Selon une étudiante qui manifestait ce soir-là : « C’était une sorte de rappel pour dire que le coût de la vie est élevé et que la population rimouskoise vit une crise du logement. Que les résidences sont un endroit assuré aux étudiant.e.s qui sont toujours utilisés aujourd’hui – la preuve, elles sont pleines! C’était pour montrer que la situation des résidences a un impact monstre sur les étudiant.e.s et qu’il est important que nous soyons consultés sur le sujet. »

Vers la privatisation des fonds publics (sans consultation du public)

Les gardiens de sécurité vérifiaient les cartes d’employés de chaque personne qui souhaitait entrer dans la salle. L’accès était donc filtré et la rencontre, pour ainsi dire, à huis clos. Même chose pour le C.A. précédent, qui avait été déclaré à huis clos quand le bruit s’est répandu que des membres de la communauté souhaitaient y assister. Ni médias ni étudiant.e.s ne pouvaient donc entendre le contenu de la rencontre. Il faut noter qu’il est ici question de privatisation de bâtiments financés à même les fonds publics, dans un établissement d’éducation, lui aussi public. Paradoxalement, presque tout le monde est exclu de l’avenir du Collège de Rimouski, un sujet qui pourtant relève de la démocratie.

Nos sources qui ont réussi à se glisser dans la rencontre témoignent que le personnel a «cuisiné» le DG, François Dornier, pendant plus de 2 heures. La consultation a pris des airs de crise de confiance à l’égard de la direction et de la gestion du Collège des dernières années. Le président du conseil d’administration, Raymond Lacroix, également vice-PDG de Telus, prenait parfois la perche pour tenter de sauver les meubles, mais sans grand effet. Il y avait sur scène ces gestionnaires-comédiens revêtant des masques bienveillants, jouant au théâtre de l’éducation-marchandise et de l’école-usine à diplômes. Or les spectateurs n’étaient pas dupes de la mascarade qui se jouait sous leurs yeux.

Arracher la peinture et la confiance

Puis, pendant que les portes de la consultation étaient closes, les étudiant.e.s ont arpenté le bâtiment pour y coller des affiches.
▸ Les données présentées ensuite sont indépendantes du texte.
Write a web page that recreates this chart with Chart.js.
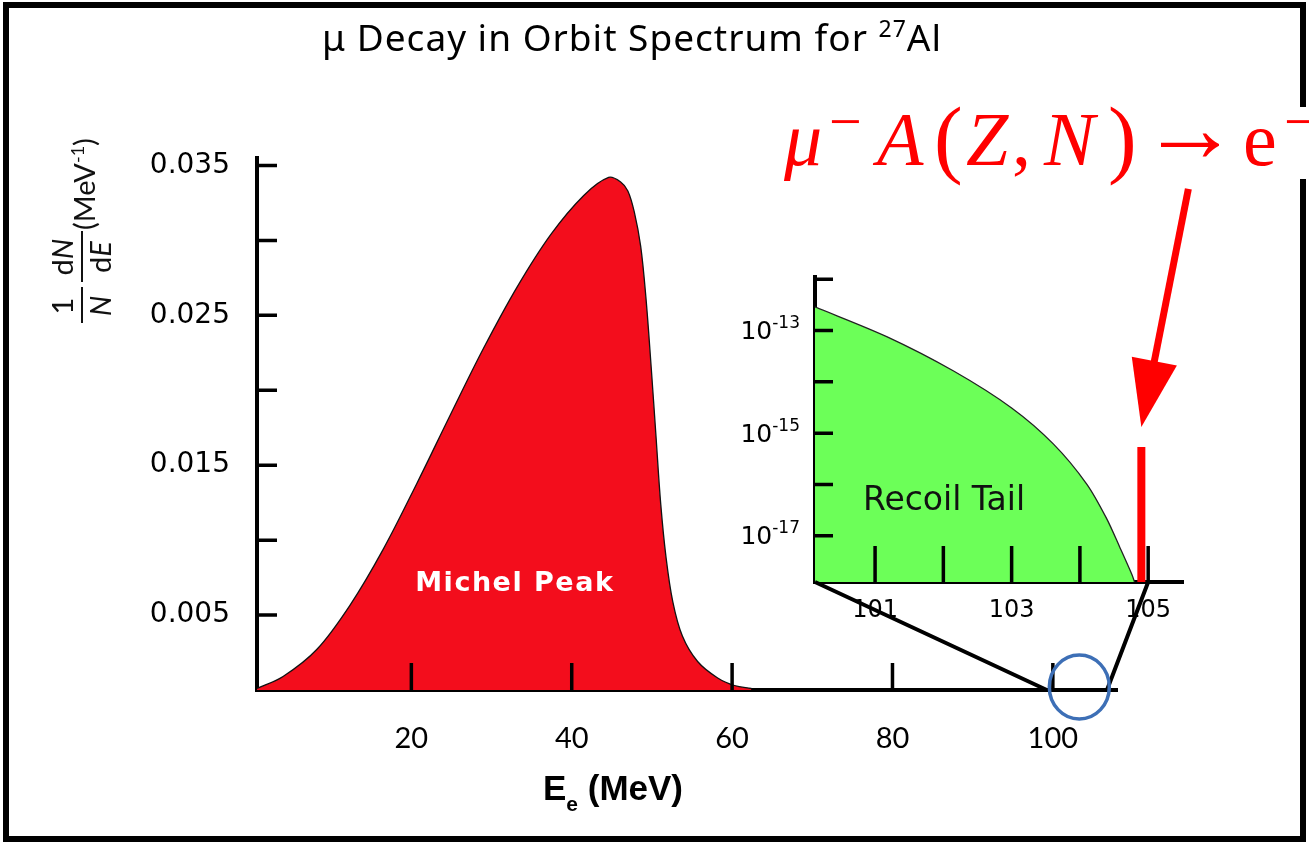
<!DOCTYPE html>
<html>
<head>
<meta charset="utf-8">
<script src="https://cdn.jsdelivr.net/npm/chart.js@4.4.1/dist/chart.umd.min.js"></script>
<style>
  html, body { margin: 0; padding: 0; background: #fff; }
  #wrap { position: relative; width: 1309px; height: 844px; }
  #wrap canvas { position: absolute; left: 0; top: 0; }
</style>
</head>
<body>
<div id="wrap">
  <canvas id="mainChart" width="1309" height="844"></canvas>
  <canvas id="insetChart" width="1309" height="844"></canvas>
</div>
<script>
// Michel peak, main panel (E in MeV, 1/N dN/dE in MeV^-1)
const michelE = [0.75, 4, 8.2, 12.4, 16.5, 20.7, 24.9, 29, 33.2, 37.4, 41.5, 44.6, 46.1, 47.0, 47.8, 48.6, 49.25, 49.9, 50.5, 51.1, 51.75, 52.6, 53.8, 55.7, 58.2, 60.3, 62.4];
const michelY = [0.0001, 0.0009, 0.0027, 0.0057, 0.0094, 0.0138, 0.0184, 0.0228, 0.0269, 0.0304, 0.0330, 0.0342, 0.0339, 0.0333, 0.0319, 0.0296, 0.0262, 0.0216, 0.0170, 0.0124, 0.0089, 0.0059, 0.0036, 0.0019, 0.0008, 0.0003, 0.0001];
const mainXTicks = [20, 40, 60, 80, 100];
const mainXLabels = ['20', '40', '60', '80', '100'];
const mainYTicks = [0.005, 0.010, 0.015, 0.020, 0.025, 0.030, 0.035];
const mainYLabels = ['0.005', '', '0.015', '', '0.025', '', '0.035'];

// recoil tail, inset (log scale)
const tailE = [100.12, 101.17, 102.15, 103.0, 103.61, 104.10, 104.39, 104.59, 104.76, 104.80];
const tailY = [2.88e-13, 7.59e-14, 1.62e-14, 3.09e-15, 6.17e-16, 1.02e-16, 2.19e-17, 5.75e-18, 1.78e-18, 1.26e-18];
const convE = [104.9, 104.9];
const convY = [5.4e-16, 1.26e-18];
const insetXTicks = [101, 102, 103, 104, 105];
const insetXLabels = ['101', '', '103', '', '105'];
const insetYTicks = [1e-12, 1e-13, 1e-14, 1e-15, 1e-16, 1e-17];
const insetYExp = ['', '-13', '', '-15', '', '-17'];

const toXY = (xs, ys) => xs.map((x, i) => ({ x, y: ys[i] }));

function inwardTicks(ctx, scale, values, len, width) {
  ctx.save();
  ctx.strokeStyle = '#000';
  ctx.lineWidth = width;
  ctx.beginPath();
  values.forEach(v => {
    const p = scale.getPixelForValue(v);
    if (scale.isHorizontal()) {
      ctx.moveTo(p, scale.top); ctx.lineTo(p, scale.top - len);
    } else {
      ctx.moveTo(scale.right, p); ctx.lineTo(scale.right + len, p);
    }
  });
  ctx.stroke();
  ctx.restore();
}

// text made of runs (for sub/superscripts)
function runsWidth(ctx, runs) {
  let w = 0;
  runs.forEach(r => { ctx.font = r.font; w += ctx.measureText(r.text).width; });
  return w;
}
function drawRuns(ctx, runs, x, y) {
  runs.forEach(r => {
    ctx.font = r.font;
    ctx.fillText(r.text, x, y + (r.dy || 0));
    x += ctx.measureText(r.text).width;
  });
  return x;
}

const mainDecor = {
  id: 'mainDecor',
  beforeDraw(chart) {
    const ctx = chart.ctx;
    ctx.save();
    ctx.fillStyle = '#fff';
    ctx.fillRect(0, 0, chart.width, chart.height);
    ctx.strokeStyle = '#000';
    ctx.lineWidth = 6;
    ctx.strokeRect(6, 5, 1297, 834);
    ctx.fillStyle = '#fff';
    ctx.fillRect(1294, 107, 15, 72);
    ctx.restore();
  },
  afterDraw(chart) {
    const ctx = chart.ctx;
    const { x, y } = chart.scales;
    inwardTicks(ctx, x, mainXTicks, 27, 3.5);
    inwardTicks(ctx, y, mainYTicks, 20, 3.5);

    ctx.save();
    ctx.fillStyle = '#000';
    ctx.textAlign = 'left';
    ctx.textBaseline = 'alphabetic';

    // title
    ctx.letterSpacing = '1px';
    const title = [
      { text: '\u03bc Decay in Orbit Spectrum for ', font: '37px "Noto Sans"' },
      { text: '27', font: '23px "Noto Sans"', dy: -14 },
      { text: 'Al', font: '37px "Noto Sans"' }
    ];
    drawRuns(ctx, title, 632 - runsWidth(ctx, title) / 2, 51);
    ctx.letterSpacing = '0px';

    // x axis title
    drawRuns(ctx, [
      { text: 'E', font: 'bold 35px "Liberation Sans"' },
      { text: 'e', font: 'bold 21px "Liberation Sans"', dy: 11 },
      { text: ' (MeV)', font: 'bold 35px "Liberation Sans"' }
    ], 543, 800);

    // y axis title, rotated: 1/N dN/dE (MeV^-1)
    ctx.fillStyle = '#111';
    ctx.translate(82, 327);
    ctx.rotate(-Math.PI / 2);
    ctx.textAlign = 'center';
    ctx.font = '29px Lato';
    ctx.fillText('1', 21, -9);
    ctx.font = 'italic 29px Lato';
    ctx.fillText('N', 21, 29);
    ctx.strokeStyle = '#111';
    ctx.lineWidth = 2;
    ctx.beginPath();
    ctx.moveTo(4, 0); ctx.lineTo(40, 0);
    ctx.moveTo(45, 0); ctx.lineTo(96, 0);
    ctx.stroke();
    ctx.textAlign = 'left';
    const num = [{ text: 'd', font: '29px Lato' }, { text: 'N', font: 'italic 29px Lato' }];
    drawRuns(ctx, num, 70 - runsWidth(ctx, num) / 2, -9);
    const den = [{ text: 'd', font: '29px Lato' }, { text: 'E', font: 'italic 29px Lato' }];
    drawRuns(ctx, den, 70 - runsWidth(ctx, den) / 2, 29);
    drawRuns(ctx, [
      { text: '(MeV', font: '29px Lato' },
      { text: '-1', font: '18px Lato', dy: -11 },
      { text: ')', font: '29px Lato' }
    ], 97, 13);
    ctx.restore();

    // Michel Peak label
    ctx.save();
    ctx.fillStyle = '#fff';
    ctx.font = 'bold 27px "DejaVu Sans"';
    ctx.letterSpacing = '1.5px';
    ctx.textAlign = 'center';
    ctx.textBaseline = 'middle';
    ctx.fillText('Michel Peak', x.getPixelForValue(32.9), y.getPixelForValue(0.0071));
    ctx.restore();
  }
};

const mainChart = new Chart(document.getElementById('mainChart'), {
  type: 'line',
  data: {
    datasets: [{
      data: toXY(michelE, michelY),
      borderColor: '#111',
      borderWidth: 1.3,
      backgroundColor: '#f30d1c',
      fill: 'origin',
      pointRadius: 0,
      tension: 0.35
    }]
  },
  options: {
    responsive: false,
    animation: false,
    layout: { padding: { left: 0, right: 192, top: 158, bottom: 0 } },
    plugins: { legend: { display: false }, tooltip: { enabled: false }, title: { display: false } },
    scales: {
      x: {
        type: 'linear', min: 0.75, max: 108, z: 1,
        grid: { display: false, drawTicks: false },
        border: { display: true, color: '#000', width: 4 },
        afterBuildTicks: s => { s.ticks = mainXTicks.map(v => ({ value: v })); },
        afterFit: s => { s.height = 154; },
        ticks: {
          autoSkip: false, maxRotation: 0, padding: 31, color: '#000',
          font: { family: 'Lato', size: 29 },
          callback: (v, i) => mainXLabels[i]
        }
      },
      y: {
        type: 'linear', min: 0, max: 0.0355, z: 1,
        grid: { display: false, drawTicks: false },
        border: { display: true, color: '#000', width: 4 },
        afterBuildTicks: s => { s.ticks = mainYTicks.map(v => ({ value: v })); },
        afterFit: s => { s.width = 257; },
        ticks: {
          autoSkip: false, padding: 27, color: '#000',
          font: { family: 'DejaVu Sans', size: 28 },
          callback: (v, i) => mainYLabels[i]
        }
      }
    }
  },
  plugins: [mainDecor]
});

const insetDecor = {
  id: 'insetDecor',
  afterDraw(chart) {
    const ctx = chart.ctx;
    const xi = chart.scales.x, yi = chart.scales.y;
    const xm = mainChart.scales.x, ym = mainChart.scales.y;
    inwardTicks(ctx, xi, insetXTicks, 36, 3.5);
    inwardTicks(ctx, yi, insetYTicks, 18, 3.5);

    ctx.save();
    ctx.fillStyle = '#000';
    ctx.textBaseline = 'middle';
    // decade labels 10^n on the log axis
    ctx.textAlign = 'left';
    insetYTicks.forEach((v, i) => {
      if (!insetYExp[i]) return;
      const runs = [
        { text: '10', font: '25px "DejaVu Sans"' },
        { text: insetYExp[i], font: '17px "DejaVu Sans"', dy: -9 }
      ];
      drawRuns(ctx, runs, 800 - runsWidth(ctx, runs), yi.getPixelForValue(v) + 2);
    });

    ctx.fillStyle = '#111';
    ctx.font = '33px "DejaVu Sans"';
    ctx.textAlign = 'center';
    ctx.fillText('Recoil Tail', xi.getPixelForValue(102.01), yi.getPixelForValue(4.7e-17));

    // zoom lines from the inset down to the main axis
    const bottom = chart.chartArea.bottom;
    const y0 = ym.getPixelForValue(0);
    ctx.strokeStyle = '#000';
    ctx.lineWidth = 4;
    ctx.beginPath();
    ctx.moveTo(chart.chartArea.left, bottom);
    ctx.lineTo(xm.getPixelForValue(99.25), y0);
    ctx.moveTo(xi.getPixelForValue(105), bottom);
    ctx.lineTo(xm.getPixelForValue(106.75), y0);
    ctx.stroke();

    // circle on the main axis
    ctx.strokeStyle = '#3d6fb6';
    ctx.lineWidth = 3.5;
    ctx.beginPath();
    ctx.ellipse(xm.getPixelForValue(103.3), y0 - 3, 30, 32, 0, 0, Math.PI * 2);
    ctx.stroke();

    // red arrow pointing at the conversion line
    const tipX = xi.getPixelForValue(convE[0]);
    const tipY = yi.getPixelForValue(convY[0]) - 20;
    const sx = tipX + 47, sy = tipY - 238;
    const len = Math.hypot(tipX - sx, tipY - sy);
    const ux = (tipX - sx) / len, uy = (tipY - sy) / len;
    const bx = tipX - ux * 67, by = tipY - uy * 67;
    ctx.strokeStyle = '#ff0000';
    ctx.fillStyle = '#ff0000';
    ctx.lineWidth = 7;
    ctx.beginPath();
    ctx.moveTo(sx, sy); ctx.lineTo(bx + ux * 2, by + uy * 2);
    ctx.stroke();
    ctx.beginPath();
    ctx.moveTo(tipX, tipY);
    ctx.lineTo(bx - uy * 23, by + ux * 23);
    ctx.lineTo(bx + uy * 23, by - ux * 23);
    ctx.closePath();
    ctx.fill();

    // formula
    ctx.textAlign = 'left';
    ctx.textBaseline = 'alphabetic';
    const it = 'italic 76px "Liberation Serif"', rm = '76px "Liberation Serif"';
    const pr = '86px "Liberation Serif"', sup = '58px "Liberation Serif"';
    const glyphs = [
      ['\u03bc', it, 784, 165], ['\u2212', sup, 829, 141],
      ['A', it, 877, 165], ['(', pr, 934, 167], ['Z', it, 966, 165], [',', rm, 1012, 165],
      ['N', it, 1044, 165], [')', pr, 1108, 167], ['\u2192', '98px "Liberation Serif"', 1141, 161],
      ['e', rm, 1243, 165], ['\u2212', sup, 1284, 141]
    ];
    glyphs.forEach(([t, f, gx, gy]) => { ctx.font = f; ctx.fillText(t, gx, gy); });
    ctx.restore();
  }
};

new Chart(document.getElementById('insetChart'), {
  type: 'line',
  data: {
    datasets: [{
      data: toXY(tailE, tailY),
      borderColor: '#222',
      borderWidth: 1.3,
      backgroundColor: '#6cff58',
      fill: 'start',
      pointRadius: 0,
      tension: 0.3
    }, {
      data: toXY(convE, convY),
      borderColor: '#ff0000',
      borderWidth: 8,
      borderCapStyle: 'butt',
      fill: false,
      pointRadius: 0
    }]
  },
  options: {
    responsive: false,
    animation: false,
    layout: { padding: { left: 715, right: 126, top: 277, bottom: 202 } },
    plugins: { legend: { display: false }, tooltip: { enabled: false } },
    scales: {
      x: {
        type: 'linear', min: 100.12, max: 105.51, z: 1,
        grid: { display: false, drawTicks: false },
        border: { display: true, color: '#000', width: 4 },
        afterBuildTicks: s => { s.ticks = insetXTicks.map(v => ({ value: v })); },
        afterFit: s => { s.height = 60; },
        ticks: {
          autoSkip: false, maxRotation: 0, padding: 14, color: '#000',
          font: { family: 'DejaVu Sans', size: 24 },
          callback: (v, i) => insetXLabels[i]
        }
      },
      y: {
        type: 'logarithmic', min: 1.26e-18, max: 1.1e-12, z: 1,
        grid: { display: false, drawTicks: false },
        border: { display: true, color: '#000', width: 4 },
        afterBuildTicks: s => { s.ticks = insetYTicks.map(v => ({ value: v })); },
        afterFit: s => { s.width = 100; },
        ticks: { display: false }
      }
    }
  },
  plugins: [insetDecor]
});
</script>
</body>
</html>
Un étudiant témoigne de la tournure de la soirée : « Je me rappelle, vers 19h45-20h00, les policiers sont arrivés et couraient dans le cégep à toute allure afin de trouver quelques malfaiteurs qui auraient causé des méfaits. » Environ une quinzaine d’agents de la Sûreté du Québec ont effectivement fait irruption au cégep à la suite d’un appel visant une dizaine d’étudiant.e.s.

« La policière a demandé brutalement de la suivre et nous a dit qu’on pouvait garder le silence et contacter un avocat, parce qu’on serait accusés de méfaits. On lui a demandé ce qu’on avait fait et elle ne le savait pas plus que nous. On lui a expliqué qu’on avait juste collé du tape sur le bureau du Directeur général. Elle nous a dit que du tape qui arrache de la peinture, c’est un méfait. », témoigne un autre étudiant abasourdi.
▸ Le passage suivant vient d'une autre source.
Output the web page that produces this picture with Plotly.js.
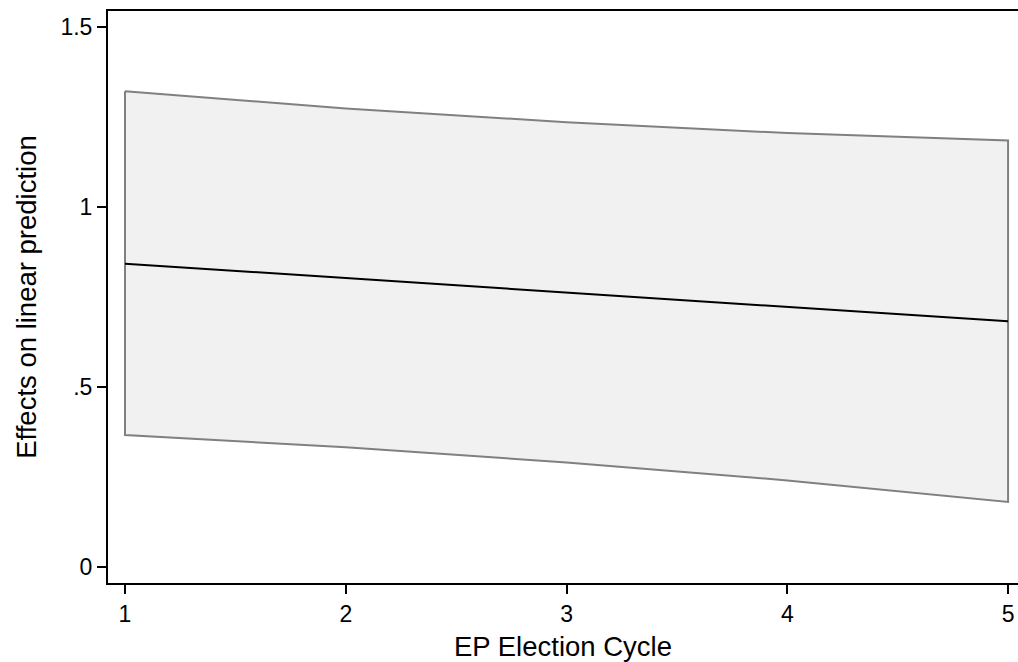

Les étudiant.e.s ont cherché à savoir ce qu’est un méfait. « Ils nous accusaient sans savoir ce que nous avions fait », ajoute une étudiante. Ce à quoi le policier aurait répondu : « on va arrêter de jouer avec les mots. »

Neuf d’entre eux ont été séquestrés par les policiers pendant 10 minutes dans un local. La SQ les menaçait, les prévenant que des accusations seraient portées contre eux et qu’ils auraient un casier judiciaire. Les étudiant.e.s disent avoir été insultés et intimidés, notamment par l’agent Lévesque, puis mis dehors brutalement de leur propre cégep. Une membre de l’équipe policière a même suggéré aux étudiant.e.s de porter plainte pour les flagrants écarts déontologique de son collègue, l’agent Lévesque.
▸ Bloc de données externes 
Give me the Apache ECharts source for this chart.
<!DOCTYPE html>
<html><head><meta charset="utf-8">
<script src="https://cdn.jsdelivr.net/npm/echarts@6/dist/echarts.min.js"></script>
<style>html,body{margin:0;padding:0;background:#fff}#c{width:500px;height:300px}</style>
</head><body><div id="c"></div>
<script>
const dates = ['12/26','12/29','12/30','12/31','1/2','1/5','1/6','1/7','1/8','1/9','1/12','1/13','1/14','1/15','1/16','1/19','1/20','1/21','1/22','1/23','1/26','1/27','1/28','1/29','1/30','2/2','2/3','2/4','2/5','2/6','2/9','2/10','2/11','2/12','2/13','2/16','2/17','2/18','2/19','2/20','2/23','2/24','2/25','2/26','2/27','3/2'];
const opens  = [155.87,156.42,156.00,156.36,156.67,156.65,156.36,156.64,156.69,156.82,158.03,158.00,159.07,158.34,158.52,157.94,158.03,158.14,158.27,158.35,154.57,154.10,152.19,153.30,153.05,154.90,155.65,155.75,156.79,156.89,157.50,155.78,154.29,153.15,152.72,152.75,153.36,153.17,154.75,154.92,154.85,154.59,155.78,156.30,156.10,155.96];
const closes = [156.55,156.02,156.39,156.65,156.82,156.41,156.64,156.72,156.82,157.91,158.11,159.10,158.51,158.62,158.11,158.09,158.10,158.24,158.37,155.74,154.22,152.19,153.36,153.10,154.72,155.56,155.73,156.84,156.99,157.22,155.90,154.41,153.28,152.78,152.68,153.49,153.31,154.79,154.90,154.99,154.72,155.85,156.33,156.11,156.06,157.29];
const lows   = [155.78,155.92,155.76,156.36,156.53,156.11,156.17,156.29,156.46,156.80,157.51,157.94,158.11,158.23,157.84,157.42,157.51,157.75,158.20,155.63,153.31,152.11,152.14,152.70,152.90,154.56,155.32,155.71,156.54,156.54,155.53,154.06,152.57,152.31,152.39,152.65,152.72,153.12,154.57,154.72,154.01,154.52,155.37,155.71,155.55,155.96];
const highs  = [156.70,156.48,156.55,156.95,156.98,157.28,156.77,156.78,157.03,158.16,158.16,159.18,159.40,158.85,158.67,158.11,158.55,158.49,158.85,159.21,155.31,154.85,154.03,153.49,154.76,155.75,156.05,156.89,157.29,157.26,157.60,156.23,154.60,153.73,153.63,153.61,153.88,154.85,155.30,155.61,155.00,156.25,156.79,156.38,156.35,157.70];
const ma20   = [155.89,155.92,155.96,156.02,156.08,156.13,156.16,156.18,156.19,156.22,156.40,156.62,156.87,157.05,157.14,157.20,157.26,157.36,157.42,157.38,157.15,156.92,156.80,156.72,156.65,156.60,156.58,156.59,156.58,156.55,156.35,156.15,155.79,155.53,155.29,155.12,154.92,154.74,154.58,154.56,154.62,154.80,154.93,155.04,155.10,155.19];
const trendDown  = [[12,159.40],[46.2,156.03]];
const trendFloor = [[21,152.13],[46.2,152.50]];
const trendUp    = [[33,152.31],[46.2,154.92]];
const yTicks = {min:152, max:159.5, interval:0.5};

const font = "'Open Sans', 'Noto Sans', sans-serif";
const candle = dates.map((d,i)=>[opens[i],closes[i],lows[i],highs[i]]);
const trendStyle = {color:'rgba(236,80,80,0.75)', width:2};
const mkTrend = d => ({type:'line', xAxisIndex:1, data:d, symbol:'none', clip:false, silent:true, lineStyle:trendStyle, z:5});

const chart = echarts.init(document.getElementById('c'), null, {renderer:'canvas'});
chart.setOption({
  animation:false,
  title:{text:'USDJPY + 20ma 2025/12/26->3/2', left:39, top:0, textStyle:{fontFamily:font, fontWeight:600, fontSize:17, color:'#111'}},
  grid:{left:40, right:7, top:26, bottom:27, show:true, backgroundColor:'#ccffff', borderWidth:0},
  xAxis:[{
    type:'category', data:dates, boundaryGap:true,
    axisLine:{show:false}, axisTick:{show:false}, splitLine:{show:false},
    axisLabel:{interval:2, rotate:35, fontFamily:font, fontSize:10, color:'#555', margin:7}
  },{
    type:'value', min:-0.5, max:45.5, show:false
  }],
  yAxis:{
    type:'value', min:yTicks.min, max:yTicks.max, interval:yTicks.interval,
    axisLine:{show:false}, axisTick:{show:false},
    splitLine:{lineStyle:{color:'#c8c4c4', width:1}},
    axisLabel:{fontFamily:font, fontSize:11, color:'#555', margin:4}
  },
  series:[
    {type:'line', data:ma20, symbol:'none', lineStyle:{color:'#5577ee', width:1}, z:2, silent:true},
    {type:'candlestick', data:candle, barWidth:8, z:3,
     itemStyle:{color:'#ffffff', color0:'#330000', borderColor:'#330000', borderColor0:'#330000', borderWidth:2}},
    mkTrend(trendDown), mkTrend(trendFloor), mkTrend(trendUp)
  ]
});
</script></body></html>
Cette année, on n’en est pas au premier bris de confiance entre les étudiant.e.s du Cégep et la direction. Le 22 mars dernier, lors de la manifestation commémorant la grève de 2012, le DG a refusé aux étudiant.e.s l’accès à la salle de La Coudée pour s’y rassembler et s’y réchauffer avant la marche. L’accès à la salle avant une manifestation est pourtant une tradition implantée depuis belle lurette.

« La situation semble anecdotique, mais elle reflète au contraire une grave vérité sur les méthodes diplomatiques et sur l’ingérence des valeurs personnelles et des principes du directeur général dans ses fonctions. », dénonçait alors Xavier Gravel au journal Le Soir. Force est de constater que Xavier Gravel avait visé juste, car la décision du Cégep d’appeler la police, le 19 mai dernier, est sans commune mesure avec le fait de coller des affiches sur un mur.